::: Data extract

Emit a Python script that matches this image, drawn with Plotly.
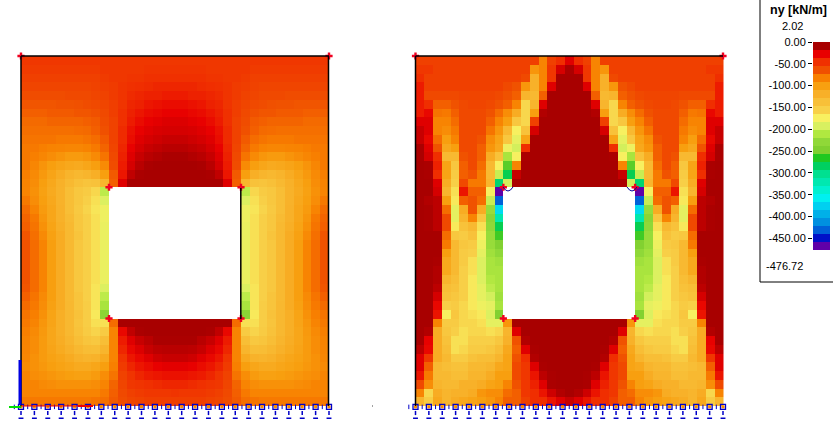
import numpy as np
import plotly.graph_objects as go

# magnitudes of ny [kN/m], left half of each plate (cols 0-17, col 17 = centre), None = opening
_ = None
ny_plate_a = [
[50,50,50,50,50,50,50,50,50,50,50,50,50,50,50,50,50,50],
[52,52,52,52,52,52,52,52,52,50,50,50,50,50,48,48,48,48],
[55,55,55,55,55,55,55,55,55,52,50,50,48,48,46,46,46,46],
[58,58,58,58,58,58,58,58,56,54,52,48,46,45,44,42,42,42],
[62,62,62,62,62,60,60,60,58,56,52,48,44,42,40,40,38,38],
[66,66,66,66,65,65,64,62,60,58,54,48,42,40,36,34,32,32],
[70,70,70,68,68,68,66,66,64,60,54,46,40,36,32,30,28,28],
[74,74,74,72,72,72,72,70,68,62,56,46,38,32,28,26,24,24],
[76,76,76,76,76,76,75,74,70,64,56,44,34,28,25,23,22,22],
[78,78,78,78,80,80,80,78,75,68,56,44,32,25,22,20,18,18],
[80,80,82,84,85,86,86,84,80,72,58,42,28,22,18,16,14,14],
[80,82,86,90,94,98,98,95,88,78,60,40,25,18,14,12,10,10],
[80,86,94,100,106,110,112,108,100,88,62,38,22,14,10,8,8,8],
[82,88,97,106,115,124,128,125,118,100,68,36,16,10,8,8,8,8],
[84,90,100,110,120,130,138,142,140,125,70,25,8,8,8,8,8,8],
[85,92,102,112,122,135,145,150,160,205,_,_,_,_,_,_,_,_],
[80,90,100,110,122,135,145,155,165,190,_,_,_,_,_,_,_,_],
[75,85,98,108,120,135,148,158,168,180,_,_,_,_,_,_,_,_],
[72,80,95,108,120,132,145,155,165,180,_,_,_,_,_,_,_,_],
[70,78,92,105,118,130,145,155,165,182,_,_,_,_,_,_,_,_],
[66,76,88,102,115,130,142,155,165,182,_,_,_,_,_,_,_,_],
[65,75,85,100,115,130,145,155,165,182,_,_,_,_,_,_,_,_],
[65,75,85,100,115,130,145,155,165,182,_,_,_,_,_,_,_,_],
[65,75,85,100,115,130,145,155,165,182,_,_,_,_,_,_,_,_],
[65,75,85,100,115,130,145,155,165,182,_,_,_,_,_,_,_,_],
[65,75,85,100,115,130,145,155,165,182,_,_,_,_,_,_,_,_],
[66,75,85,100,115,130,145,155,168,190,_,_,_,_,_,_,_,_],
[70,78,88,100,115,130,142,155,168,205,_,_,_,_,_,_,_,_],
[74,80,90,102,115,128,142,152,168,215,_,_,_,_,_,_,_,_],
[78,82,92,105,118,128,140,152,170,235,_,_,_,_,_,_,_,_],
[80,85,95,106,118,128,142,152,165,165,75,8,8,8,8,8,8,8],
[82,88,97,108,118,128,140,150,158,150,85,30,16,10,8,8,8,8],
[84,90,98,108,116,125,135,143,147,135,85,38,25,18,14,10,10,10],
[85,90,98,106,113,120,128,134,135,125,85,42,30,24,18,15,14,14],
[86,92,98,103,108,114,120,124,122,112,85,48,36,30,25,20,18,18],
[88,92,96,100,104,108,112,112,108,100,82,52,42,36,32,28,26,26],
[85,90,92,95,98,100,102,102,98,90,78,56,48,42,38,36,34,34],
[85,85,88,90,92,92,92,92,90,85,72,58,50,48,46,44,42,42],
[85,85,85,85,85,85,85,85,85,80,70,60,55,52,50,50,50,48],
[80,80,80,80,80,80,80,80,78,76,68,62,58,56,54,54,54,54],
]
ny_plate_b = [
[55,55,55,55,55,55,55,55,55,55,55,55,55,55,85,55,45,25],
[50,50,55,55,55,55,55,55,55,55,55,55,55,95,85,50,22,10],
[45,55,55,55,55,55,55,55,55,55,55,55,60,120,85,50,8,8],
[38,55,55,55,55,55,55,55,55,55,60,65,95,120,85,25,8,8],
[38,60,60,60,60,58,58,58,58,60,65,70,125,130,70,8,8,8],
[38,45,70,70,65,60,58,58,60,65,70,85,160,125,25,8,8,8],
[38,30,78,80,70,60,60,60,65,75,90,115,160,100,12,8,8,8],
[25,25,85,85,75,60,60,60,70,85,100,145,160,55,8,8,8,8],
[18,25,85,90,80,60,60,60,78,95,130,175,140,22,8,8,8,8],
[18,30,75,100,85,60,60,65,90,105,145,185,105,8,8,8,8,8],
[10,25,65,110,100,60,60,70,95,110,180,195,45,8,8,8,8,8],
[10,22,45,130,130,65,60,70,115,140,215,175,10,8,8,8,8,8],
[8,10,40,105,145,70,60,75,130,175,255,85,8,8,8,8,8,8],
[8,10,45,105,150,70,65,80,130,200,280,18,8,8,8,8,8,8],
[8,8,25,115,155,60,80,80,125,290,195,10,8,8,8,8,8,8],
[8,8,22,125,165,35,70,70,175,470,_,_,_,_,_,_,_,_],
[8,12,15,100,170,70,65,75,200,430,_,_,_,_,_,_,_,_],
[8,10,15,75,185,115,65,115,225,370,_,_,_,_,_,_,_,_],
[8,10,15,60,185,125,85,145,235,320,_,_,_,_,_,_,_,_],
[8,10,15,60,170,140,130,165,230,280,_,_,_,_,_,_,_,_],
[8,8,8,75,145,150,140,175,225,260,_,_,_,_,_,_,_,_],
[8,8,8,80,130,145,150,180,225,245,_,_,_,_,_,_,_,_],
[8,8,8,100,130,150,155,185,220,230,_,_,_,_,_,_,_,_],
[8,8,10,110,130,150,165,190,215,220,_,_,_,_,_,_,_,_],
[8,8,12,110,130,155,165,190,215,215,_,_,_,_,_,_,_,_],
[8,8,12,125,135,155,170,190,210,215,_,_,_,_,_,_,_,_],
[8,8,15,135,140,155,170,185,205,215,_,_,_,_,_,_,_,_],
[8,8,22,140,145,155,170,185,195,220,_,_,_,_,_,_,_,_],
[8,8,30,155,150,160,170,180,185,215,_,_,_,_,_,_,_,_],
[8,8,35,175,145,160,165,170,190,245,_,_,_,_,_,_,_,_],
[8,8,85,150,150,160,160,165,185,185,95,8,8,8,8,8,8,8],
[8,12,115,145,155,165,160,160,165,160,125,25,8,8,8,8,8,8],
[8,28,115,140,165,165,155,155,155,145,120,65,12,8,8,8,8,8],
[15,30,115,135,165,160,150,150,145,135,110,70,25,10,8,8,8,8],
[25,50,115,130,150,150,140,135,135,125,105,65,45,12,8,8,8,8],
[25,70,130,135,140,140,130,130,125,110,105,60,50,25,10,8,8,8],
[35,80,130,130,135,135,125,125,115,100,100,60,50,35,15,10,8,8],
[60,90,125,130,130,120,120,115,105,100,85,65,50,40,25,10,8,8],
[85,160,115,125,120,120,115,95,90,90,75,70,50,45,35,20,12,8],
[125,150,110,125,115,110,105,100,95,85,70,70,55,45,45,35,25,18],
]
band_colors = ["#A80000","#E80000","#F03000","#F05000","#F88000","#F8A010","#F8B028",
    "#F8C038","#F8D048","#F8F060","#D8F060","#B0E840","#90D838","#80D030","#20C820",
    "#00D060","#00E090","#00E8B0","#00F0D0","#00F0F0","#00D0F0","#00B0E8","#0090E0",
    "#0060D8","#0010C8","#6000A8"]
legend_ticks = [0,-50,-100,-150,-200,-250,-300,-350,-400,-450]
legend_ticktext = ["0.00","-50.00","-100.00","-150.00","-200.00","-250.00","-300.00","-350.00","-400.00","-450.00"]
ny_max = 2.02
ny_min = -476.72
corner_nodes_x = [-0.5,34.5,9.5,24.5,9.5,24.5]
corner_nodes_y = [-0.5,-0.5,14.5,14.5,29.5,29.5]
support_count = 24

W,H = 833,436
CELL_Y = 8.75
EXTRA_X = 2       # cells of axis room around a plate for the supports
EXTRA_Y = 2
def dx(a,b): return [a/W,b/W]
def dy(t,b): return [1-b/H,1-t/H]
def full(half):
    return np.array([[np.nan if v is None else -v for v in (r+r[-2::-1])] for r in half],dtype=float)

n = len(band_colors)
step = -ny_min/n
cs = [[0,band_colors[-1]]]+[[1-(i+.5)/n,band_colors[i]] for i in range(n-1,-1,-1)]+[[1,band_colors[0]]]

fig = go.Figure()
panels = [(ny_plate_a,"x","y",21,329),(ny_plate_b,"x2","y2",415.5,723)]
layout = {}
sx = np.linspace(-0.5,34.5,support_count)
mx = (sx[:-1]+sx[1:])/2
mx = np.concatenate([[sx[0]-(sx[1]-sx[0])/2],mx])
for k,(d,xa,ya,l,r) in enumerate(panels):
    fig.add_trace(go.Heatmap(z=full(d),colorscale=cs,zmin=ny_min,zmax=0,showscale=False,xaxis=xa,yaxis=ya,hoverongaps=False))
    s = "" if k==0 else "2"
    wc=(r-l)/35
    layout["xaxis"+s]=dict(domain=dx(l-EXTRA_X*wc,r+EXTRA_X*wc),range=[-0.5-EXTRA_X,34.5+EXTRA_X],visible=False,fixedrange=True)
    layout["yaxis"+s]=dict(domain=dy(56,406+EXTRA_Y*CELL_Y),range=[39.5+EXTRA_Y,-0.5],visible=False,fixedrange=True)
    common=dict(mode="markers",xaxis=xa,yaxis=ya,cliponaxis=False,showlegend=False,hoverinfo="skip")
    B="#0000C8"
    fig.add_trace(go.Scatter(x=mx,y=[39.6]*len(mx),marker=dict(symbol="line-ns",size=3.2,line=dict(width=1,color=B)),**common))
    fig.add_trace(go.Scatter(x=sx,y=[40.3]*len(sx),marker=dict(symbol="line-ns",size=3,line=dict(width=1.5,color=B)),**common))
    fig.add_trace(go.Scatter(x=sx,y=[40.9]*len(sx),marker=dict(symbol="line-ew",size=3.5,line=dict(width=1.5,color=B)),**common))
    fig.add_trace(go.Scatter(x=sx,y=[39.6]*len(sx),marker=dict(symbol="square",size=3,color="#F89000",line=dict(width=0)),**common))
    fig.add_trace(go.Scatter(x=sx,y=[39.6]*len(sx),marker=dict(symbol="square-open",size=5,color=B,line=dict(width=1.3,color=B)),**common))
    fig.add_trace(go.Scatter(x=corner_nodes_x,y=corner_nodes_y,marker=dict(symbol="cross",size=6,color="#F00020",line=dict(width=0)),**common))

# legend bar
centers = [-(i+.5)*step for i in range(n)]
fig.add_trace(go.Heatmap(x=[0],y=centers,z=[[c] for c in centers],colorscale=cs,zmin=ny_min,zmax=0,showscale=False,xaxis="x3",yaxis="y3",hoverinfo="skip"))
layout["xaxis3"]=dict(domain=dx(813,830),range=[-0.5,0.5],visible=False,fixedrange=True)
layout["yaxis3"]=dict(domain=dy(42,250),range=[ny_min,0],anchor="x3",side="left",tickvals=legend_ticks,ticktext=legend_ticktext,
    ticks="outside",ticklen=4,tickcolor="#000",tickwidth=1,showgrid=False,zeroline=False,showline=False,automargin=False,
    tickfont=dict(family="Liberation Sans",size=11,color="#000"),fixedrange=True)

def line(x0,y0,x1,y1,c,w):
    return dict(type="line",xref="paper",yref="paper",x0=x0/W,x1=x1/W,y0=1-y0/H,y1=1-y1/H,line=dict(color=c,width=w))
shapes=[line(760,0,760,282,"#000",1),line(760,282,833,282,"#000",1),
  line(21,56,329,56,"#000",1.5),line(21,56,21,406,"#000",1.5),line(328.5,56,328.5,406,"#000",1.5),
  line(240.8,188,240.8,319,"#000",1.5),
  line(415.5,56,723,56,"#000",1.5),line(415.5,56,415.5,406,"#000",1.5),
  line(20,360,20,405,"#0000E0",3),line(9,407,21,407,"#00E000",2),
  line(21,406,78,406,"#F00000",1),line(78,406,93,406,"#F00000",2),
  line(372,406,373,406,"#444",1)]
for cx in (508,632):
    shapes.append(dict(type="path",xref="paper",yref="paper",
        path=f"M {(cx-5)/W} {1-187/H} Q {cx/W} {1-195/H} {(cx+5)/W} {1-187/H}",line=dict(color="#0000A0",width=1)))

def txt(s,x,y,size=11,bold=False):
    return dict(text=f"<b>{s}</b>" if bold else s,xref="paper",yref="paper",x=x/W,y=1-y/H,showarrow=False,
        xanchor="right",yanchor="middle",font=dict(family="Liberation Sans",size=size,color="#000"))
ann=[txt("ny [kN/m]",829,10,12.5,True),txt(f"{ny_max:.2f}",805,26),txt(f"{ny_min:.2f}",805,266)]

fig.update_layout(width=W,height=H,margin=dict(l=0,r=0,t=0,b=0,pad=0,autoexpand=False),paper_bgcolor="#fff",plot_bgcolor="#fff",
    showlegend=False,shapes=shapes,annotations=ann,**layout)
fig.write_html("out.html",config={"displayModeBar":False},
    post_script="document.body.style.margin='0';document.documentElement.style.overflow='hidden';")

::::::

Given request>
Reproduce the material above from its first line through the line containing "import plotly.graph_objects as go", both ends included, and skip every picture.

Full solution>
Emit a Python script that matches this image, drawn with Plotly.
import numpy as np
import plotly.graph_objects as go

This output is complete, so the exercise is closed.